Gluten free, vegan chilli sin carne. Vegetable chilli. Rich, spicy vegetable chilli. Served with gluten free, vegan tortilla. Steaming and ready to eat.

Gluten free, vegan Chilli Sin Carne can be as ‘hot’ as you dare. When I was at university we were regularly served Vegetable Con Carne which was vegetarian – there was a misunderstanding of the Spanish language there – but we knew what it meant.

This recipe is quick to prepare and is a great supper dish. It has deep and rich earthy flavours. This recipe makes a very large pot. It tastes even better the next day or can be frozen. Serve with a crisp green salad, guacamole and Perfect Plain Rice, cornbread or tortilla chips. It is also good in burritos.

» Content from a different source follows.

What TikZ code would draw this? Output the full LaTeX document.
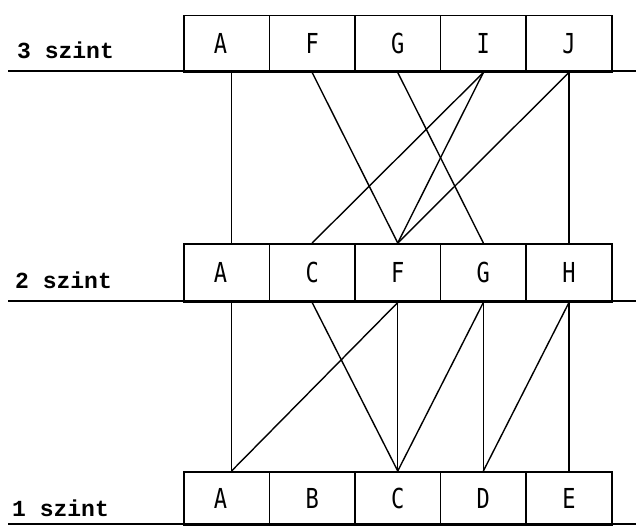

You can use any vegetables – whatever is in season – so the dish is different and fresh all through the year. You can also use dried beans in this recipe, just remember to soak/ cook the beans as directed on the packet.

Difficulty easy
Serves 4-6
Preparation and cooking time 20 mins
Preparation and cooking time 60 mins

Ingredients
1 tablespoon cumin seeds
2 tbs vegetable oil
0.5 teaspoon asafoetida
1 courgette
1 aubergine
1 stick celery (leave out for celery free)
2 fresh green chillies (more or less depending upon taste)
1 teaspoon chilli flakes (more or less depending upon taste)
1 teaspoon cumin powder
1 teaspoon dried oregano
1 tin black beans
1 tin pinto beans
100 grams fresh or frozen sweetcorn
1 litre passata
500 millilitres hot water (may need slightly more or less depending on how thick you like it)
Handful chopped coriander

Method
1. Chop the courgette, aubergine and celery in to approximately one centimetre dice
2. In a large, dry, warm, pan toast the cumin seeds until you can smell the aroma from the seeds (~1-2 minutes). Remove the seeds from the pan and set aside
3. Add the oil to the pan and add the asafoetida, courgette, aubergine and celery. Stir well and cook on a low heat for three to five minutes
4. Finely chop the chilli and add to the pan along with the chilli flakes, cumin seeds, cumin powder and oregano. Stir well and cook for a further 2-4 minutes
5. Add the black beans, pinto beans, sweetcorn and passata to the pan and stir well. Use 250 ml of the hot water to clean the passata container and add to the pan. Add more water as required
6. Bring to a low simmer stirring occasionally and cook for ~60 minutes until the chilli is a thick rich dish. You can add more water during cooking to get the consistency you like
7. Stir in half the chopped coriander and serve. Sprinkle the top with the remaining coriander.